Лицо в зеркале ей улыбается. Время от времени надо проверять, сохраняет ли ее улыбка свою силу. Конечно, теперь уже не то. Вот эти мелкие, но явные морщинки, появившиеся у углов рта, делают улыбку жестковатой, наполовину лишают ее былой наивности, приветливого радушия. И надо признать, что впечатление соответствует истине. Да, по крайней мере половину своей наивности и своего радушия она утратила. Что до остального, того, что еще и теперь заставляет мужчин медленно поворачивать головы, когда она проходит мимо, и даже отпускать игривые шуточки, — что до остального, она не слишком уверена.

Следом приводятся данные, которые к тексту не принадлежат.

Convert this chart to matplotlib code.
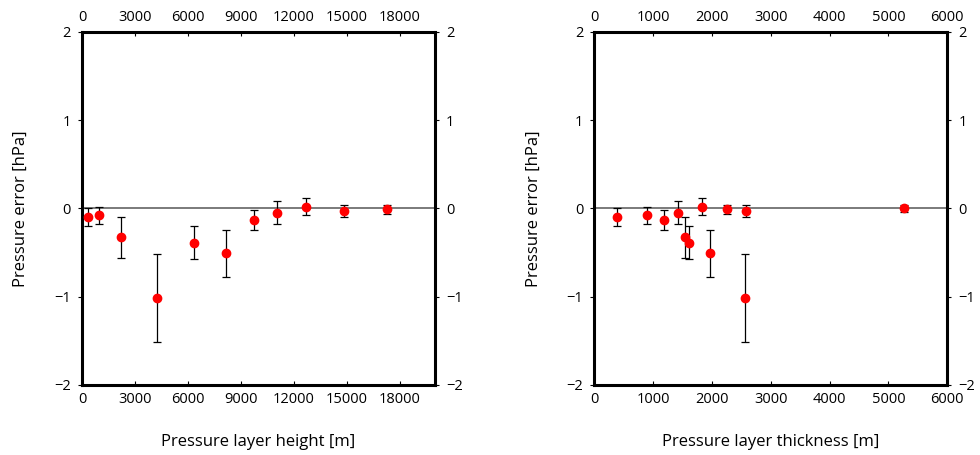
import numpy as np
import matplotlib
matplotlib.use('Agg')
import matplotlib.pyplot as plt

plt.rcParams['font.family'] = ['Open Sans', 'DejaVu Sans']

# pressure layer height [m] vs pressure error [hPa]
height = [360, 980, 2210, 4270, 6360, 8160, 9720, 11030, 12670, 14860, 17280]
height_err = [-0.10, -0.08, -0.33, -1.02, -0.39, -0.51, -0.13, -0.05, 0.02, -0.03, -0.01]
height_sd = [0.10, 0.10, 0.23, 0.50, 0.19, 0.27, 0.11, 0.13, 0.10, 0.07, 0.05]

# pressure layer thickness [m] vs pressure error [hPa]
thickness = [380, 890, 1185, 1420, 1545, 1605, 1830, 1960, 2255, 2580, 2565, 5265]
thickness_err = [-0.10, -0.08, -0.13, -0.05, -0.33, -0.39, 0.02, -0.51, -0.01, -0.03, -1.02, 0.0]
thickness_sd = [0.10, 0.10, 0.11, 0.13, 0.23, 0.19, 0.10, 0.27, 0.05, 0.07, 0.50, 0.04]

x_labels = ['Pressure layer height [m]', 'Pressure layer thickness [m]']
x_ticks = [np.arange(0, 18001, 3000), np.arange(0, 6001, 1000)]
x_limits = [(0, 20000), (0, 6000)]

fig = plt.figure(figsize=(9.8, 4.55), dpi=100)
ax1 = fig.add_axes([0.0837, 0.1545, 0.3602, 0.7752])
ax2 = fig.add_axes([0.6064, 0.1545, 0.3602, 0.7752])

panels = [(ax1, height, height_err, height_sd),
          (ax2, thickness, thickness_err, thickness_sd)]

for i, (ax, x, y, sd) in enumerate(panels):
    ax.axhline(0, color='#707070', lw=1.3, zorder=1)
    ax.errorbar(x, y, yerr=sd, fmt='o', color='red', ms=6, mec='red',
                ecolor='black', elinewidth=0.9, capsize=3, capthick=0.9,
                zorder=3)
    ax.set_xlim(*x_limits[i])
    ax.set_ylim(-2, 2)
    ax.set_xticks(x_ticks[i])
    ax.set_yticks([-2, -1, 0, 1, 2])
    ax.set_yticklabels(['\u22122', '\u22121', '0', '1', '2'])
    ax.tick_params(axis='x', direction='in', length=3, width=0.8,
                   top=True, labeltop=True, labelsize=10.5, pad=5)
    ax.tick_params(axis='y', direction='out', length=3, width=0.8,
                   right=True, labelright=True, labelsize=10.5, pad=5)
    for s in ax.spines.values():
        s.set_linewidth(2.2)
    ax.set_xlabel(x_labels[i], fontsize=12, labelpad=20)
    ax.set_ylabel('Pressure error [hPa]', fontsize=12, labelpad=18)

fig.savefig('out.png', dpi=100)
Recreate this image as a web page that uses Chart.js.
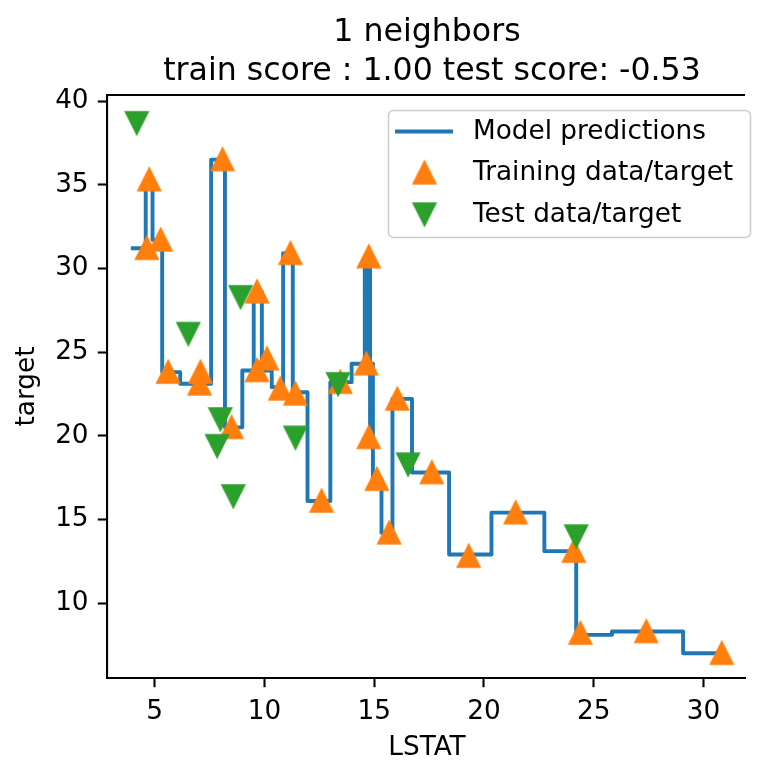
<!DOCTYPE html>
<html>
<head>
<meta charset="utf-8">
<script src="https://cdn.jsdelivr.net/npm/chart.js@4.4.0/dist/chart.umd.min.js"></script>
<style>
  html, body { margin: 0; padding: 0; background: #fff; }
  #wrap { width: 758px; height: 764px; }
</style>
</head>
<body>
<div id="wrap"><canvas id="knnChart" width="758" height="764"></canvas></div>
<script>
// training samples (LSTAT -> target)
const lstatTrain = [4.64, 4.75, 5.27, 5.61, 7.04, 7.08, 8.09, 8.50, 9.66, 9.66, 10.11, 10.72, 11.18, 11.41, 12.60,
  13.45, 14.64, 14.75, 14.75, 15.12, 15.68, 16.05, 17.62, 19.30, 21.44, 24.09, 24.39, 27.39, 30.83];
const targetTrain = [31.2, 35.3, 31.7, 23.8, 23.1, 23.8, 36.5, 20.5, 23.9, 28.6, 24.6, 22.8, 30.9, 22.5, 16.1,
  23.2, 24.3, 30.7, 19.9, 17.4, 14.2, 22.2, 17.8, 12.8, 15.4, 13.1, 8.2, 8.3, 7.0];

// held-out samples
const lstatTest = [4.18, 6.53, 7.84, 7.99, 8.58, 8.91, 11.41, 13.35, 16.54, 24.20];
const targetTest = [38.7, 26.1, 19.4, 21.0, 16.4, 28.3, 19.9, 23.1, 18.3, 14.0];

// 1-NN prediction: each level starts at predStartX and holds until the next one
const predStartX = [4.00, 4.59, 4.90, 5.34, 6.16, 7.57, 8.20, 8.99, 9.51, 9.88, 10.33, 10.85, 11.29, 11.96, 13.00,
  13.97, 14.57, 14.68, 14.75, 14.81, 14.88, 14.94, 15.33, 15.83, 16.72, 18.41, 20.34, 22.75, 24.20, 25.83, 29.07, 30.95];
const predLevel = [31.2, 35.3, 31.7, 23.8, 23.1, 36.5, 20.5, 23.9, 28.6, 23.9, 22.9, 30.9, 22.6, 16.1, 23.2,
  24.3, 30.7, 24.3, 30.7, 19.9, 24.3, 17.4, 14.2, 22.2, 17.8, 12.9, 15.4, 13.1, 8.1, 8.3, 7.0, 7.0];

const xTicks = [5, 10, 15, 20, 25, 30];
const yTicks = [10, 15, 20, 25, 30, 35, 40];

const titleLines = ["1 neighbors", " train score : 1.00 test score: -0.53"];
const xLabel = "LSTAT";
const yLabel = "target";

const X_MIN = 2.826, X_MAX = 31.89, X_SPINE_RIGHT = 31.98;
const Y_MIN = 5.52, Y_MAX = 40.36;

const FONT = "'DejaVu Sans', sans-serif";
const BASE_PX = 26.3;
const TITLE_PX = 31.6;
const SPINE_W = 2.1;
const TICK_LEN = 9.2;
const MARKER_SIZE = 21;
const MARKER_EDGE = 2.6;

const BLUE = "#1f77b4";
const ORANGE = "#ff7f0e";
const GREEN = "#2ca02c";

function makeTriangle(color, up) {
  const c = document.createElement("canvas");
  c.width = 36;
  c.height = 36;
  const g = c.getContext("2d");
  const h = MARKER_SIZE / 2;
  const d = up ? 1 : -1;
  g.beginPath();
  g.moveTo(18, 18 - d * h);
  g.lineTo(18 - h, 18 + d * h);
  g.lineTo(18 + h, 18 + d * h);
  g.closePath();
  g.fillStyle = color;
  g.fill();
  g.lineWidth = MARKER_EDGE;
  g.lineJoin = "miter";
  g.strokeStyle = color;
  g.stroke();
  return c;
}

const triUp = makeTriangle(ORANGE, true);
const triDown = makeTriangle(GREEN, false);

const toPoints = (xs, ys) => xs.map((x, i) => ({ x: x, y: ys[i] }));

// frame, title, axis labels and the boxed legend
const decorations = {
  id: "decorations",
  afterDatasetsDraw(chart) {
    const { ctx, chartArea } = chart;
    ctx.save();
    ctx.strokeStyle = "#000";
    ctx.lineWidth = SPINE_W;
    ctx.beginPath();
    ctx.moveTo(chartArea.left - SPINE_W / 2, chartArea.top);
    ctx.lineTo(chartArea.right, chartArea.top);
    ctx.stroke();
    ctx.restore();
  },
  afterDraw(chart) {
    const { ctx, chartArea } = chart;
    const xs = chart.scales.x;
    const midX = (chartArea.left + xs.getPixelForValue(X_SPINE_RIGHT)) / 2;
    const midY = (chartArea.top + chartArea.bottom) / 2;

    ctx.save();
    ctx.fillStyle = "#000";
    ctx.textAlign = "center";
    ctx.textBaseline = "alphabetic";
    ctx.font = TITLE_PX + "px " + FONT;
    ctx.fillText(titleLines[0], midX, 41);
    ctx.fillText(titleLines[1], midX, 79.5);

    ctx.font = BASE_PX + "px " + FONT;
    ctx.fillText(xLabel, midX, 755);

    ctx.save();
    ctx.translate(34, midY);
    ctx.rotate(-Math.PI / 2);
    ctx.fillText(yLabel, 0, 0);
    ctx.restore();

    // legend
    const bx = 388.5, by = 110.5, bw = 362, bh = 127, r = 5;
    ctx.beginPath();
    ctx.moveTo(bx + r, by);
    ctx.arcTo(bx + bw, by, bx + bw, by + bh, r);
    ctx.arcTo(bx + bw, by + bh, bx, by + bh, r);
    ctx.arcTo(bx, by + bh, bx, by, r);
    ctx.arcTo(bx, by, bx + bw, by, r);
    ctx.closePath();
    ctx.fillStyle = "rgba(255,255,255,0.8)";
    ctx.fill();
    ctx.lineWidth = 1.5;
    ctx.strokeStyle = "#cccccc";
    ctx.stroke();

    ctx.textAlign = "left";
    chart.data.datasets.forEach((ds, i) => {
      const base = 139 + i * 41.3;
      const hy = base - 7.5;
      if (ds.showLine) {
        ctx.strokeStyle = ds.borderColor;
        ctx.lineWidth = ds.borderWidth;
        ctx.lineCap = "square";
        ctx.beginPath();
        ctx.moveTo(397, hy);
        ctx.lineTo(451, hy);
        ctx.stroke();
      } else {
        const img = ds.pointStyle;
        ctx.drawImage(img, 424.5 - img.width / 2, hy - img.height / 2);
      }
      ctx.fillStyle = "#000";
      ctx.fillText(ds.label, 473, base);
    });
    ctx.restore();
  }
};

Chart.defaults.font.family = FONT;
Chart.defaults.color = "#000";

const tickFont = { size: BASE_PX };
const axisGrid = {
  drawOnChartArea: false,
  drawTicks: true,
  tickLength: TICK_LEN,
  tickWidth: SPINE_W,
  tickColor: "#000"
};

new Chart(document.getElementById("knnChart"), {
  type: "scatter",
  data: {
    datasets: [
      {
        label: "Model predictions",
        data: toPoints(predStartX, predLevel),
        showLine: true,
        stepped: true,
        borderColor: BLUE,
        borderWidth: 3.9,
        borderJoinStyle: "round",
        borderCapStyle: "square",
        pointRadius: 0,
        fill: false,
        order: 3
      },
      {
        label: "Training data/target",
        data: toPoints(lstatTrain, targetTrain),
        pointStyle: triUp,
        pointRadius: 12,
        backgroundColor: ORANGE,
        borderColor: ORANGE,
        order: 2
      },
      {
        label: "Test data/target",
        data: toPoints(lstatTest, targetTest),
        pointStyle: triDown,
        pointRadius: 12,
        backgroundColor: GREEN,
        borderColor: GREEN,
        order: 1
      }
    ]
  },
  options: {
    responsive: false,
    animation: false,
    events: [],
    layout: { padding: { top: 95, right: 0, bottom: 0, left: 0 } },
    plugins: {
      legend: { display: false },
      tooltip: { enabled: false }
    },
    scales: {
      x: {
        type: "linear",
        min: X_MIN,
        max: X_MAX,
        grid: axisGrid,
        border: { display: true, color: "#000", width: SPINE_W },
        afterFit: (scale) => {
          scale.height = 86;
          scale.paddingLeft = 0;
          scale.paddingRight = 0;
        },
        afterBuildTicks: (scale) => { scale.ticks = xTicks.map((v) => ({ value: v })); },
        ticks: { font: tickFont, padding: 9.2, maxRotation: 0, autoSkip: false }
      },
      y: {
        type: "linear",
        min: Y_MIN,
        max: Y_MAX,
        grid: axisGrid,
        border: { display: true, color: "#000", width: SPINE_W },
        afterFit: (scale) => {
          scale.width = 107;
          scale.paddingTop = 0;
          scale.paddingBottom = 0;
        },
        afterBuildTicks: (scale) => { scale.ticks = yTicks.map((v) => ({ value: v })); },
        ticks: { font: tickFont, padding: 9.2, autoSkip: false }
      }
    }
  },
  plugins: [decorations]
});
</script>
</body>
</html>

Она мягко поводит плечами, думая, что именно эта часть ее тела удостоилась первой похвалы Эдмундо. «Какие красивые плечи! Будто созданы, чтобы положить на них руки, когда ты устал». Так сказал ей Эдмундо Будиньо десятого сентября тысяча девятьсот тридцать девятого года, и она почувствовала, что впервые ей говорят настоящий веский комплимент, а не пустые нежности, которыми ее потчевали товарищи по факультету. Они говорили комплимент, будто играли в пятнашки: задевали ее намеком на проект эскиза этюда о любви, а потом удирали, чтобы она не приняла это всерьез. В основе же похвалы Эдмундо, напротив, было нечто столь же доподлинное, как его усталость. Разумеется, лишь много времени спустя она пришла к выводу, что замечание это было не случайным, а глубоко характерным для него. Когда он восхищался или отвергал, хвалил или осуждал, он в своем суждении всегда был активной стороной, законом, богом. Например, он говорил: "Эта гора мне нравится, рядом с ней я чувствую себя сильным», или: «Терпеть не могу трамваев — когда еду за ними в машине, я чувствую себя рабом их медлительности».